Hereditary angioedema, the drug that affects RNA

Hereditary angioedema, the drug that affects RNA


A rare and dangerous genetic disease, which affects from childhood or early adolescence. We are talking about hereditary angioedema, in which edema suddenly appears on the skin and in internal organs – such as the stomach and intestines, esophagus -, in the face and throat, and which can even lead to death. This is why it is important to develop new drugs capable of counteracting it. On this front, good results come from ongoing studies on donidalorsen, an innovative experimental drug.

The new results

As reported by the companies Otsuka Pharmaceutical Italy and Ionis, the drug achieved the objective of statistically significantly reducing the rate of angioedema attacks in patients treated with donidalorsen (administered by subcutaneous injection every 4 or 8 weeks) compared to placebo. The phase 3 OASIS-HAE study also showed a favorable safety and tolerability profile, and no serious adverse events occurred in patients treated with donidalorsen. Also ongoing is the OASIS-Plus study, which includes the open-label extension of the Phase 3 study, and a separate cohort of patients who switched to donidalorsen from other therapies for attack prophylaxis (switching cohort). The results of both studies are expected to be presented in detail around the middle of the year.

What is donidalorsen

Donidalorsen is an experimental drug whose target is RNA, designed as a prophylactic (i.e. preventative) therapy to precisely target and silence the production of the protein prekallikrein (PKK), which plays an important role in the activation of inflammatory mediators associated with acute attacks. In this way, the drug is able to interrupt the path that leads to the sudden formation of edema. Donidalorsen has received orphan drug designation in the United States, while such evaluation is ongoing in the European Union.

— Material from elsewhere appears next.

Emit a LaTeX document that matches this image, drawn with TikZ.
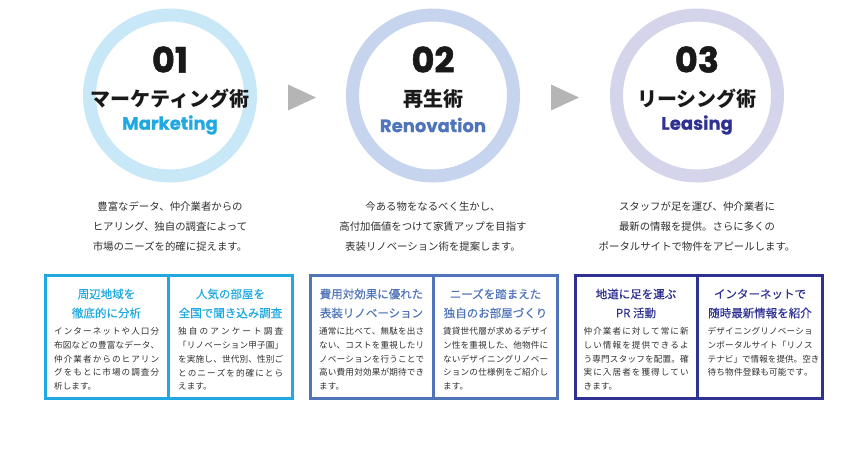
\documentclass[tikz,border=0pt]{standalone}
\usepackage{fontspec}
\setmainfont{Noto Sans CJK JP}
\newfontfamily\jp{Noto Sans CJK JP}
\newfontfamily\jpmed[FakeBold=0.35]{Noto Sans CJK JP}
\newfontfamily\lat{Poppins}
\newfontfamily\latheavy[FakeBold=1.4]{Poppins}
\newfontfamily\latbold[FakeBold=0.6]{Poppins}
\definecolor{ringA}{HTML}{C8E8F8}
\definecolor{ringB}{HTML}{C6D4EE}
\definecolor{ringC}{HTML}{D4D4EA}
\definecolor{blueA}{HTML}{20A9E1}
\definecolor{blueB}{HTML}{4F74B9}
\definecolor{blueC}{HTML}{2E3192}
\definecolor{txt}{HTML}{2E2E2E}
\definecolor{arrgray}{HTML}{B5B5B5}
\makeatletter
\def\sp@next#1{\ifx#1\relax\else\hskip 0pt plus 1fil\relax#1\expandafter\sp@next\fi}
\def\sp@first#1{#1\sp@next}
\newcommand\spreadto[2]{\makebox[#1][s]{\sp@first#2\relax}}
\makeatother
\newcommand\sline[1]{\spreadto{105pt}{#1}}
\begin{document}
\begin{tikzpicture}[x=1pt,y=-1pt,
  ringnode/.style={circle, draw=#1, line width=13pt, minimum size=161pt, inner sep=0pt},
  numtxt/.style={font=\latheavy\bfseries\fontsize{35}{35}\selectfont, text=black!90, inner sep=0pt},
  jtitle/.style={font=\jp\bfseries\fontsize{20}{20}\selectfont, text=black!90, inner sep=0pt},
  etitle/.style={font=\latbold\bfseries\fontsize{18}{18}\selectfont, text=#1, inner sep=0pt},
  desc/.style={font=\jp\fontsize{10.4}{12}\selectfont, text=txt, inner sep=0pt},
  btitle/.style={font=\jpmed\fontsize{11.5}{14}\selectfont, text=#1, inner sep=0pt},
  bbody/.style={font=\jp\fontsize{8.6}{10}\selectfont, text=txt, inner sep=0pt, anchor=west},
  grp/.style={draw=#1, line width=3pt},
  tri/.style={fill=arrgray, draw=none}]
\useasboundingbox (0,0) rectangle (867,451);

% circles
\node[ringnode=ringA] (c1) at (170,95.5) {};
\node[ringnode=ringB] (c2) at (433,95.5) {};
\node[ringnode=ringC] (c3) at (697,95.5) {};

\node[numtxt] (n1) at (170,59.5) {01};
\node[numtxt] (n2) at (433,59.5) {02};
\node[numtxt] (n3) at (697,59.5) {03};

\node[jtitle] (j1) at (170,99) {マーケティング術};
\node[jtitle] (j2) at (433,99) {再生術};
\node[jtitle] (j3) at (697,99) {リーシング術};

\node[etitle=blueA] (e1) at (170,125) {Marketing};
\node[etitle=blueB] (e2) at (433,125) {Renovation};
\node[etitle=blueC] (e3) at (697,125) {Leasing};

% arrows
\fill[tri] (288,84.5) -- (316,97.5) -- (288,110.5) -- cycle;
\fill[tri] (551,84.5) -- (579,97.5) -- (551,110.5) -- cycle;

% descriptions
\node[desc] (d1a) at (170,206.5) {豊富なデータ、仲介業者からの};
\node[desc] (d1b) at (170,226.5) {ヒアリング、独自の調査によって};
\node[desc] (d1c) at (170,246.5) {市場のニーズを的確に捉えます。};
\node[desc] (d2a) at (433,206.5) {今ある物をなるべく生かし、};
\node[desc] (d2b) at (433,226.5) {高付加価値をつけて家賃アップを目指す};
\node[desc] (d2c) at (433,246.5) {表装リノベーション術を提案します。};
\node[desc] (d3a) at (697,206.5) {スタッフが足を運び、仲介業者に};
\node[desc] (d3b) at (697,226.5) {最新の情報を提供。さらに多くの};
\node[desc] (d3c) at (697,246.5) {ポータルサイトで物件をアピールします。};

% boxes
\draw[grp=blueA] (45.5,275.5) rectangle (292.5,398.5);
\draw[grp=blueA] (168,275.5) -- (168,398.5);
\draw[grp=blueB] (310.5,275.5) rectangle (557.5,398.5);
\draw[grp=blueB] (433,275.5) -- (433,398.5);
\draw[grp=blueC] (575.5,275.5) rectangle (822.5,398.5);
\draw[grp=blueC] (697,275.5) -- (697,398.5);

% box 1 col 1
\node[btitle=blueA] (t11a) at (106.5,294) {周辺地域を};
\node[btitle=blueA] (t11b) at (106.5,313) {徹底的に分析};
\node[bbody] (b11a) at (54,331.5) {\sline{インターネットや人口分}};
\node[bbody] (b11b) at (54,345.2) {\sline{布図などの豊富なデータ、}};
\node[bbody] (b11c) at (54,359) {\sline{仲介業者からのヒアリン}};
\node[bbody] (b11d) at (54,372.7) {\sline{グをもとに市場の調査分}};
\node[bbody] (b11e) at (54,386.4) {析します。};
% box 1 col 2
\node[btitle=blueA] (t12a) at (230.5,294) {人気の部屋を};
\node[btitle=blueA] (t12b) at (230.5,313) {全国で聞き込み調査};
\node[bbody] (b12a) at (178,331.5) {\sline{独自のアンケート調査}};
\node[bbody] (b12b) at (178,345.2) {\sline{「リノベーション甲子園」}};
\node[bbody] (b12c) at (178,359) {\sline{を実施し、世代別、性別ご}};
\node[bbody] (b12d) at (178,372.7) {\sline{とのニーズを的確にとら}};
\node[bbody] (b12e) at (178,386.4) {えます。};
% box 2 col 1
\node[btitle=blueB] (t21a) at (371.5,294) {費用対効果に優れた};
\node[btitle=blueB] (t21b) at (371.5,313) {表装リノベーション};
\node[bbody] (b21a) at (319,331.5) {\sline{通常に比べて、無駄を出さ}};
\node[bbody] (b21b) at (319,345.2) {\sline{ない、コストを重視したリ}};
\node[bbody] (b21c) at (319,359) {\sline{ノベーションを行うことで}};
\node[bbody] (b21d) at (319,372.7) {\sline{高い費用対効果が期待でき}};
\node[bbody] (b21e) at (319,386.4) {ます。};
% box 2 col 2
\node[btitle=blueB] (t22a) at (495.5,294) {ニーズを踏まえた};
\node[btitle=blueB] (t22b) at (495.5,313) {独自のお部屋づくり};
\node[bbody] (b22a) at (443,331.5) {\sline{賃貸世代層が求めるデザイ}};
\node[bbody] (b22b) at (443,345.2) {\sline{ン性を重視した、他物件に}};
\node[bbody] (b22c) at (443,359) {\sline{ないデザイニングリノベー}};
\node[bbody] (b22d) at (443,372.7) {\sline{ションの仕様例をご紹介し}};
\node[bbody] (b22e) at (443,386.4) {ます。};
% box 3 col 1
\node[btitle=blueC] (t31a) at (636,294) {地道に足を運ぶ};
\node[btitle=blueC] (t31b) at (636,313) {PR 活動};
\node[bbody] (b31a) at (583.5,331.5) {\sline{仲介業者に対して常に新}};
\node[bbody] (b31b) at (583.5,345.2) {\sline{しい情報を提供できるよ}};
\node[bbody] (b31c) at (583.5,359) {\sline{う専門スタッフを配置。確}};
\node[bbody] (b31d) at (583.5,372.7) {\sline{実に入居者を獲得してい}};
\node[bbody] (b31e) at (583.5,386.4) {きます。};
% box 3 col 2
\node[btitle=blueC] (t32a) at (760,294) {インターネットで};
\node[btitle=blueC] (t32b) at (760,313) {随時最新情報を紹介};
\node[bbody] (b32a) at (707.5,331.5) {\sline{デザイニングリノベーショ}};
\node[bbody] (b32b) at (707.5,345.2) {\sline{ンポータルサイト「リノス}};
\node[bbody] (b32c) at (707.5,359) {\sline{テナビ」で情報を提供。空き}};
\node[bbody] (b32d) at (707.5,372.7) {\sline{待ち物件登録も可能です。}};
\end{tikzpicture}
\end{document}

The approval process in the USA and Europe

Otsuka holds the exclusive rights for the marketing of donidalorsen in Europe, and is preparing the documents to request authorization from the European Agency (EMA), while Ionis, which is conducting the studies, is preparing the request for New Drug Application to US Food and Drug Administration (FDA). “Despite the availability of other prophylactic treatments, a substantial number of patients with hereditary angioedema continue to experience unpredictable, painful and severe attacks,” says Andy Hodge, CEO, Otsuka Pharmaceutical Europe. “We believe that donidalorsen, if approved, could address this unmet medical need and provide a potential new therapeutic option for these patients.”